Remember the sound that resonated around the world on July 24? The unison gurrrr-klap! noise made by thousands of readers groaning and slapping their foreheads simultaneously, accompanying the release of Constantine #5, and the eponymous warlock usurping the powers of Shazam? Yeah, you're bound to.  That earth-shaking racket was the first thing I thought of when I saw this the other day at Sean Phillips' blog, drawn for the 1995 UKCAC convention booklet.
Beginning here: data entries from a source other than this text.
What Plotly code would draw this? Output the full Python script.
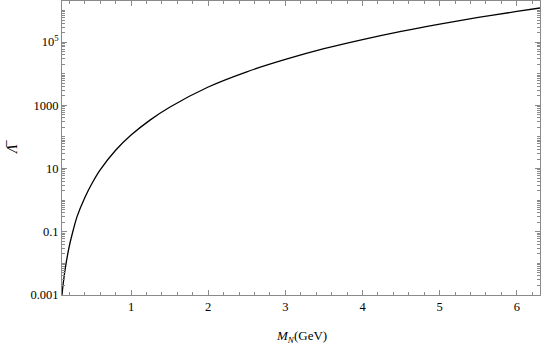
import plotly.graph_objects as go

# values
mass_gev = [0.105, 0.12, 0.15, 0.2, 0.25, 0.3, 0.4, 0.5, 0.6, 0.8, 1.0, 1.25,
            1.5, 2.0, 2.5, 3.0, 3.5, 4.0, 4.5, 5.0, 5.5, 6.0, 6.3]
lambda_bar = [0.001, 0.00224, 0.00759, 0.0355, 0.112, 0.302, 1.20, 3.63, 9.12,
              38.0, 115, 347, 871, 3800, 11500, 28200, 61700, 120000, 219000,
              372000, 603000, 933000, 1.2e6]

y_major = [1e-3, 1e-1, 1e1, 1e3, 1e5]
y_major_text = ["0.001", "0.1", "10", "1000", "10<sup>5</sup>"]
x_major = [1, 2, 3, 4, 5, 6]

y_minor = [k * 10.0 ** n for n in range(-3, 7) for k in range(1, 10)
           if k * 10.0 ** n not in y_major and k * 10.0 ** n < 2.1e6]
x_minor = [round(0.2 * i, 1) for i in range(1, 32) if round(0.2 * i, 1) not in x_major]

serif = "Liberation Serif, DejaVu Serif, serif"
font = dict(family=serif, size=12.5, color="black")
axcol = "#8a8a8a"

fig = go.Figure()
fig.add_trace(go.Scatter(
    x=mass_gev, y=lambda_bar, mode="lines", line_shape="spline",
    line=dict(color="black", width=1.3), showlegend=False,
))

fig.update_xaxes(
    range=[0.105, 6.3], showgrid=False, zeroline=False, automargin=False,
    showline=True, linecolor=axcol, linewidth=1, mirror="allticks",
    ticks="inside", ticklen=5, tickcolor=axcol, tickwidth=1,
    tickmode="array", tickvals=x_major, ticktext=[str(v) for v in x_major],
    minor=dict(tickmode="array", tickvals=x_minor, ticks="inside", ticklen=3,
               tickcolor=axcol, tickwidth=1, showgrid=False),
    tickfont=font,
)
fig.update_yaxes(
    type="log", range=[-3, 6.3], showgrid=False, zeroline=False, automargin=False,
    showline=True, linecolor=axcol, linewidth=1, mirror="allticks",
    ticks="inside", ticklen=5, tickcolor=axcol, tickwidth=1,
    tickmode="array", tickvals=y_major, ticktext=y_major_text,
    minor=dict(tickmode="array", tickvals=y_minor, ticks="inside", ticklen=3,
               tickcolor=axcol, tickwidth=1, showgrid=False),
    tickfont=font,
)

# axis titles placed by hand, as in the original frame plot
fig.add_annotation(
    text="<i>M<sub>N</sub></i>(GeV)", xref="paper", yref="paper", x=0.5, y=0,
    xanchor="center", yanchor="middle", yshift=-41, showarrow=False,
    font=dict(family=serif, size=13, color="black"),
)
fig.add_annotation(
    text="<i>\u039b\u0305</i>", xref="paper", yref="paper", x=0, y=0.5,
    xanchor="center", yanchor="middle", xshift=-50, textangle=-90, showarrow=False,
    font=dict(family=serif, size=14, color="black"),
)

fig.update_layout(
    width=545, height=344,
    margin=dict(l=62, r=5, t=1, b=49),
    plot_bgcolor="white", paper_bgcolor="white",
)

# drop the browser's default page margin so the figure sits at the corner
fig.write_html("out.html", config={"displayModeBar": False},
               post_script="document.body.style.margin='0';")
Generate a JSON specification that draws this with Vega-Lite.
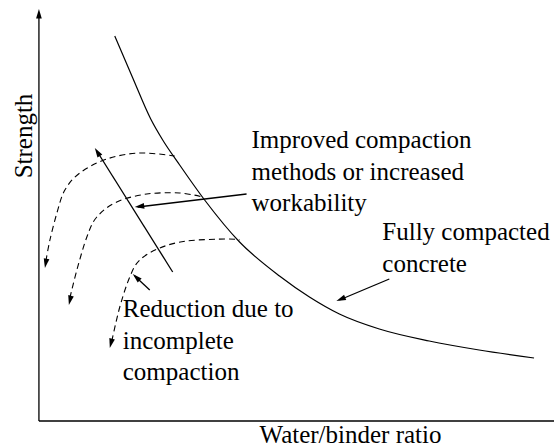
{
  "$schema": "https://vega.github.io/schema/vega-lite/v6.json",
  "width": 555,
  "height": 448,
  "padding": 0,
  "autosize": {"type": "fit", "contains": "padding"},
  "background": "white",
  "config": {"view": {"stroke": null}},
  "datasets": {
    "curve": [
      {"x": 76, "y": 385}, {"x": 94, "y": 343}, {"x": 112, "y": 302}, {"x": 124, "y": 281},
      {"x": 141, "y": 256}, {"x": 166, "y": 221}, {"x": 201, "y": 179}, {"x": 241, "y": 145},
      {"x": 271, "y": 124}, {"x": 301, "y": 107}, {"x": 341, "y": 92}, {"x": 391, "y": 80},
      {"x": 441, "y": 71}, {"x": 496, "y": 63}
    ],
    "dashed": [
      {"c": "upper", "x": 136, "y": 265}, {"c": "upper", "x": 101, "y": 268}, {"c": "upper", "x": 68, "y": 262},
      {"c": "upper", "x": 41, "y": 248}, {"c": "upper", "x": 26, "y": 231}, {"c": "upper", "x": 18, "y": 208},
      {"c": "upper", "x": 11, "y": 181}, {"c": "upper", "x": 7, "y": 160},
      {"c": "middle", "x": 164, "y": 224}, {"c": "middle", "x": 141, "y": 228}, {"c": "middle", "x": 108, "y": 227},
      {"c": "middle", "x": 78, "y": 219}, {"c": "middle", "x": 58, "y": 204}, {"c": "middle", "x": 48, "y": 184},
      {"c": "middle", "x": 38, "y": 151}, {"c": "middle", "x": 31, "y": 123},
      {"c": "lower", "x": 201, "y": 181}, {"c": "lower", "x": 188, "y": 182}, {"c": "lower", "x": 148, "y": 180},
      {"c": "lower", "x": 121, "y": 173}, {"c": "lower", "x": 101, "y": 161}, {"c": "lower", "x": 91, "y": 144},
      {"c": "lower", "x": 81, "y": 114}, {"c": "lower", "x": 73, "y": 80}
    ],
    "rules": [
      {"name": "yaxis", "x": 0, "y": 0, "x2": 0, "y2": 405},
      {"name": "xaxis", "x": 0, "y": 0, "x2": 516, "y2": 0},
      {"name": "improved", "x": 134, "y": 149, "x2": 58, "y2": 270},
      {"name": "workability", "x": 208, "y": 227, "x2": 99, "y2": 214},
      {"name": "reduction", "x": 111, "y": 131, "x2": 96, "y2": 145},
      {"name": "concrete", "x": 351, "y": 142, "x2": 301, "y2": 121}
    ],
    "heads": [
      {"name": "yaxis", "x": 0, "y": 412, "dir": 0},
      {"name": "improved", "x": 56, "y": 273, "dir": -32.2},
      {"name": "workability", "x": 96, "y": 214, "dir": -96.6},
      {"name": "reduction", "x": 94, "y": 147, "dir": -46.7},
      {"name": "concrete", "x": 298, "y": 120, "dir": -112.5},
      {"name": "upper", "x": 6, "y": 153, "dir": -170},
      {"name": "middle", "x": 30, "y": 116, "dir": -167},
      {"name": "lower", "x": 71, "y": 73, "dir": -166}
    ],
    "labels": [
      {"text": "Improved compaction", "x": 213, "y": 273},
      {"text": "methods or increased", "x": 213, "y": 241},
      {"text": "workability", "x": 213, "y": 210},
      {"text": "Fully compacted", "x": 344, "y": 181},
      {"text": "concrete", "x": 344, "y": 149},
      {"text": "Reduction due to", "x": 84, "y": 104},
      {"text": "incomplete", "x": 84, "y": 72},
      {"text": "compaction", "x": 84, "y": 41},
      {"text": "Water/binder ratio", "x": 221, "y": -22}
    ],
    "ylabel": [
      {"text": "Strength", "x": -7, "y": 285}
    ]
  },
  "encoding": {
    "x": {"field": "x", "type": "quantitative", "scale": {"domain": [-39, 516], "nice": false, "zero": false}, "axis": null},
    "y": {"field": "y", "type": "quantitative", "scale": {"domain": [-27, 421], "nice": false, "zero": false}, "axis": null}
  },
  "layer": [
    {
      "data": {"name": "curve"},
      "mark": {"type": "line", "color": "black", "strokeWidth": 1.2, "interpolate": "monotone"}
    },
    {
      "data": {"name": "dashed"},
      "mark": {"type": "line", "color": "black", "strokeWidth": 1.1, "strokeDash": [6, 4], "interpolate": "cardinal"},
      "encoding": {"detail": {"field": "c"}}
    },
    {
      "data": {"name": "rules"},
      "mark": {"type": "rule", "color": "black", "strokeWidth": 1.3},
      "encoding": {
        "x2": {"field": "x2"},
        "y2": {"field": "y2"}
      }
    },
    {
      "data": {"name": "heads"},
      "mark": {"type": "point", "filled": true, "color": "black", "opacity": 1, "size": 90, "shape": "M0,0L-0.6,2L0.6,2Z"},
      "encoding": {
        "angle": {"field": "dir", "type": "quantitative", "scale": null}
      }
    },
    {
      "data": {"name": "labels"},
      "mark": {"type": "text", "align": "left", "baseline": "alphabetic", "font": "Liberation Serif", "fontSize": 25, "color": "black"},
      "encoding": {"text": {"field": "text"}}
    },
    {
      "data": {"name": "ylabel"},
      "mark": {"type": "text", "align": "center", "baseline": "alphabetic", "angle": 270, "font": "Liberation Serif", "fontSize": 25, "color": "black"},
      "encoding": {"text": {"field": "text"}}
    }
  ]
}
Phillips has been revealing the material he rejected for the upcoming Art of Sean Phillips book, due in September from Dynamite Entertainment. That reject pile would probably shame most artist's entire output. Among the sketches, commissions, trading card art, covers and paintings done for his own amusement, I spotted this historical curio, for a dummy issue of a comic that never existed but I've heard occasionally mentioned in accounts of the United Kingdom's early-'90s comics boom and bust: Fleetway's Xpresso, part Euro-reprints, part lifestyle, designed to sit alongside their then portfolio of 2000AD, the Judge Dredd Megazine, Roy of the Rovers (Rob Davis's post-Watchmen deconstructionist-era that's begging for someone to reprint), Crisis and Revolver. Some of Abuli and Bernet's "Torpedo" strips would eventually appear in John Brown Publishing's short-lived magazine Blast! around the same time, if memory serves.



The quality of Phillips' rejects reminds you of how prolific the man is, and also makes me wonder just how good does the work have to be to guarantee inclusion? This will be one seriously can't-miss collection.